Nevertheless, Bao braved the threats and, in a remarkable 75-minute telephone conversation in Beijing on Sunday night, offered his views on Clinton, Chinese political leaders, Marxism, democracy and the tumultuous events of 1989 that led to his imprisonment.

"The president [Clinton] enjoys freedom of speech," Bao quipped, referring to Clinton's frank exchanges with Chinese President Jiang Zemin aired on Chinese television Saturday.

But for the Chinese people, he observed, there is not the same freedom. "Maybe there is freedom of speech with Chinese characteristics," Bao, speaking in English, said sarcastically.

Bao said he felt Jiang had employed the unusual news conference over the weekend to demonstrate his own political strength inside China by standing up to the American president. At the same time, Bao praised Clinton's performance, saying that "he expressed his ideas clearly and properly" in what amounted to a political debate with the Chinese president.

A decade ago, Bao Tong was a figure in China comparable to, say, White House Chief of Staff Erskine Bowles or National Security Advisor Samuel R. "Sandy" Berger. He was the chief of staff to Communist Party Secretary Zhao Ziyang until the two men opposed a crackdown on the Tiananmen Square demonstrators in 1989.

Zhao was ousted from power a few days before the bloody military assault in Beijing on June 4, 1989. He remains today under a loose form of house arrest.

"I haven't met him [Zhao] for more than nine years," Bao said of his former boss. "I don't know his phone number. And if I knew it, I don't think I can call him on the phone." Jiang is Zhao's direct successor as head of the Communist Party.

Bao himself was thrown into prison in late May 1989, soon after then-Premier Li Peng declared martial law in Beijing, where nearly a million demonstrators had gathered to seek democracy and an end to corruption and nepotism within the Communist Party.

On May 28, 1989, Bao recalled, "They called me at my home to come to have a meeting." Where was the meeting supposed to be? "Middle South Sea . . . you know it?" Bao asked. That is the English-language rendition of Zhongnanhai, the compound where China's highest leaders live and work.

"And when I got into the car, I was driven to the prison."

It was Qincheng Prison, the jail outside Beijing where political prisoners are often kept--the same place where Jiang Qing, Mao Tse-tung's widow, was taken a few weeks after her husband's death to languish for the rest of her life.

Bao said he spent the entire time at Qincheng in solitary confinement, "alone all the time for seven years." Finally, he was released in May 1996.

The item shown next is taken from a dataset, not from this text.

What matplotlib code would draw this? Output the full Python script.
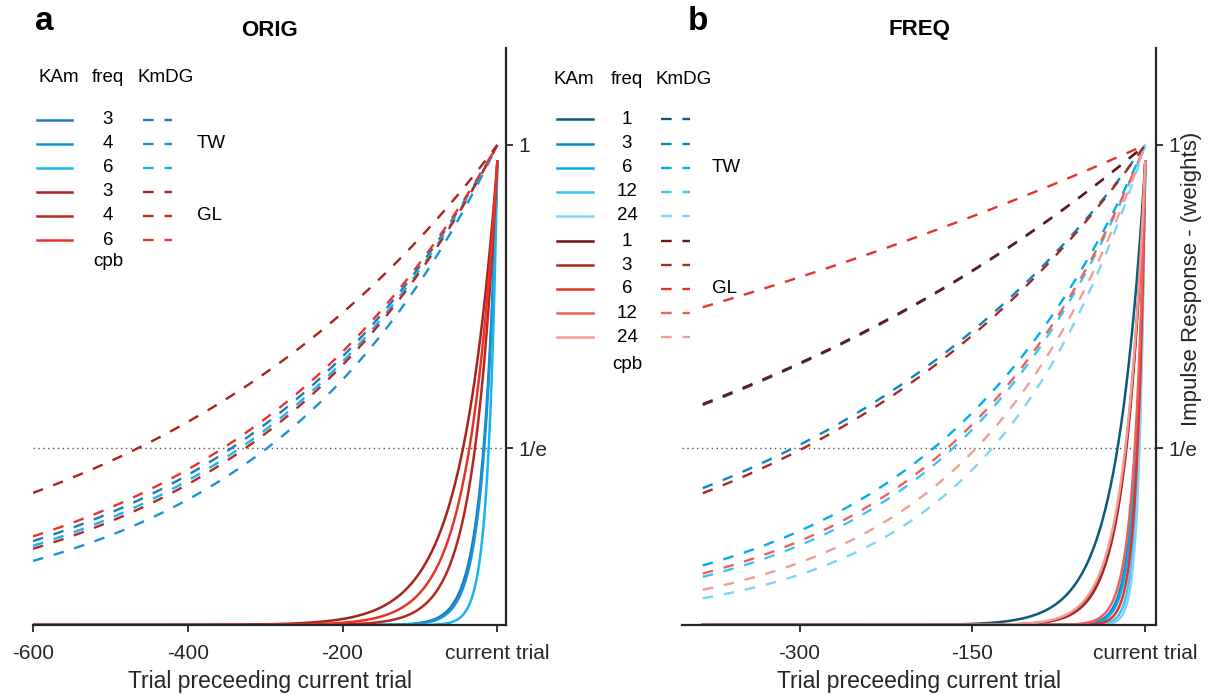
import numpy as np
import matplotlib
matplotlib.use("Agg")
import matplotlib.pyplot as plt
from matplotlib.lines import Line2D

plt.rcParams['font.family'] = ['Liberation Sans', 'DejaVu Sans']

# ---- data: time constants (trials) read off the 1/e crossings ----
# panel a (ORIG)
orig_freq = [3, 4, 6]
orig_tw_solid = [18.5, 17.5, 11.6]
orig_gl_solid = [46, 30, 37.5]
orig_tw_dash = [344, 298, 333]
orig_gl_dash = [465, 326, 355]
orig_tw_col = ['#1b7cba', '#1a93d6', '#17b6f0']
orig_gl_col = ['#a8231c', '#b8281f', '#e8332a']
orig_ntrials = 600

# panel b (FREQ)
freq_freq = [1, 3, 6, 12, 24]
freq_tw_solid = [25, 8.5, 8, 6, 5.2]
freq_gl_solid = [17.5, 17, 7, 9.5, 18]
freq_tw_dash = [492, 306, 184, 167, 133]
freq_gl_dash = [495, 297, 931, 172, 147]
freq_tw_col = ['#0b5a7c', '#0a86c2', '#00aeef', '#3cc3f5', '#7fd5f9']
freq_gl_col = ['#6e1510', '#a82a1e', '#e8302a', '#f0605a', '#f39c96']
freq_ntrials = 384

solid_peak = 0.965   # KAm kernels top out just under 1
inv_e = np.exp(-1)

W, H = 1217, 695
fig = plt.figure(figsize=(W / 100, H / 100), dpi=100)


def px_axes(l, t, r, b):
    return fig.add_axes([l / W, 1 - b / H, (r - l) / W, (b - t) / H])


def kernel(n, tau, peak=1.0):
    t = np.linspace(-n, 0, 4 * n + 1)
    return t, peak * np.exp(t / tau)


def style(ax, xlim, xticks, xlabels, title):
    for s in ['left', 'top']:
        ax.spines[s].set_visible(False)
    for s in ['right', 'bottom']:
        ax.spines[s].set_linewidth(1.6)
        ax.spines[s].set_color('#262626')
    ax.yaxis.tick_right()
    ax.set_xlim(*xlim)
    ax.set_ylim(0, 1.202)
    ax.set_yticks([inv_e, 1])
    ax.set_yticklabels(['1/e', '1'])
    ax.set_xticks(xticks)
    ax.set_xticklabels(xlabels)
    ax.tick_params(direction='out', length=5, width=1.3, labelsize=15,
                   colors='#262626', pad=4)
    ax.tick_params(axis='x', pad=8.5)
    ax.axhline(inv_e, color='#555555', ls=(0, (1, 2.5)), lw=1.0, zorder=0)
    ax.set_xlabel('Trial preceeding current trial', fontsize=16.5,
                  color='#262626', labelpad=5)
    ax.set_title(title, fontsize=16, fontweight='bold', pad=9)


dash = (0, (4.5, 4.6))


def draw_panel(ax, n, taus_solid, taus_dash, cols):
    for tau, c in zip(taus_dash, cols):
        t, y = kernel(n, tau)
        ax.plot(t, y, color=c, lw=1.7, ls=dash)
    for tau, c in zip(taus_solid, cols):
        t, y = kernel(n, tau, solid_peak)
        ax.plot(t, y, color=c, lw=1.8)


ax_a = px_axes(33, 48, 506, 625)
draw_panel(ax_a, orig_ntrials, orig_tw_solid + orig_gl_solid,
           orig_tw_dash + orig_gl_dash, orig_tw_col + orig_gl_col)
style(ax_a, (-600, 11.2), [-600, -400, -200, 0],
      ['-600', '-400', '-200', 'current trial'], 'ORIG')

ax_b = px_axes(682, 48, 1156, 625)
draw_panel(ax_b, freq_ntrials, freq_tw_solid + freq_gl_solid,
           freq_tw_dash + freq_gl_dash, freq_tw_col + freq_gl_col)
style(ax_b, (-402, 9.3), [-300, -150, 0],
      ['-300', '-150', 'current trial'], 'FREQ')
ax_b.set_ylabel('Impulse Response - (weights)', fontsize=16, color='#262626')
ax_b.yaxis.set_label_position('right')
ax_b.yaxis.set_label_coords(1.052, 0.6)


# ---- hand-made key tables ----
def ftext(x, y, s, **kw):
    fig.text(x / W, 1 - y / H, s, fontsize=13.5, va='center', **kw)


def fline(x0, x1, y, **kw):
    fig.add_artist(Line2D([x0 / W, x1 / W], [1 - y / H] * 2,
                          transform=fig.transFigure, **kw))


def draw_key(freqs, cols, head_y, head_x, rows_y, xs, x_num, xd, x_grp,
             grp_rows, cpb_y):
    for hx, s in zip(head_x, ['KAm', 'freq', 'KmDG']):
        ftext(hx, head_y, s, ha='center')
    for f, c, y in zip(freqs, cols, rows_y):
        fline(xs[0], xs[1], y, color=c, lw=1.8)
        ftext(x_num, y, str(f), ha='center')
        fline(xd[0], xd[1], y, color=c, lw=1.7, ls=dash)
    ftext(x_grp, grp_rows[0], 'TW', ha='left')
    ftext(x_grp, grp_rows[1], 'GL', ha='left')
    ftext(x_num, cpb_y, 'cpb', ha='center')


rows_a = [120, 144, 168, 192, 216, 240]
draw_key(orig_freq * 2, orig_tw_col + orig_gl_col, 78, (59, 108, 166),
         rows_a, (37, 72), 108, (143, 172), 197, (144, 216), 262)

rows_b = [119, 144, 168, 192, 216, 241, 265, 289, 313, 337]
draw_key(freq_freq * 2, freq_tw_col + freq_gl_col, 80, (574, 627, 684),
         rows_b, (557, 593), 627, (661, 690), 712, (168, 289), 365)

fig.text(44 / W, 1 - 22 / H, 'a', fontsize=24, fontweight='bold',
         ha='center', va='center')
fig.text(698 / W, 1 - 22 / H, 'b', fontsize=24, fontweight='bold',
         ha='center', va='center')

fig.savefig('out.png', dpi=100, facecolor='white')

In late May of this year, Bao was told that his probation was over and that his political rights had been restored. In a couple of interviews immediately afterward, he quickly began criticizing the current leadership of the Communist Party, of which he is no longer a member.

Chinese security officials warned him to stop.

"The first [warning] was issued on June 4, and the second was issued on June 8," Bao said. "They told me it is improper for me to receive any illegal interviews made by any foreign journalists without authorization from the government."

On Sunday, when security officials visited Bao's home and told him to stop talking, it was the third warning he had received in a month. "They said the first time, maybe I didn't know the law. The second time, maybe I didn't understand. They said, 'This time, you should obey the law,' " Bao explained. He said he still doesn't know what the law and rules are for interviews.

Bao was upset by this latest visit. He said he reminded the security officials visiting his home that only a day earlier, at the Saturday news conference, the Chinese president "confirmed that every Chinese citizen is given freedom of speech by the [Chinese] Constitution."

"I said that if I speak out frankly, it will do no harm to the government. It will benefit the government. I said if I refuse to answer the questions put forward by the newsmen, everyone will think I am suffering from some pressure from the government."

*

Chinese officials told him that he had full freedom of speech, Bao said, but then they added: "You cannot answer any questions put forward by the journalists."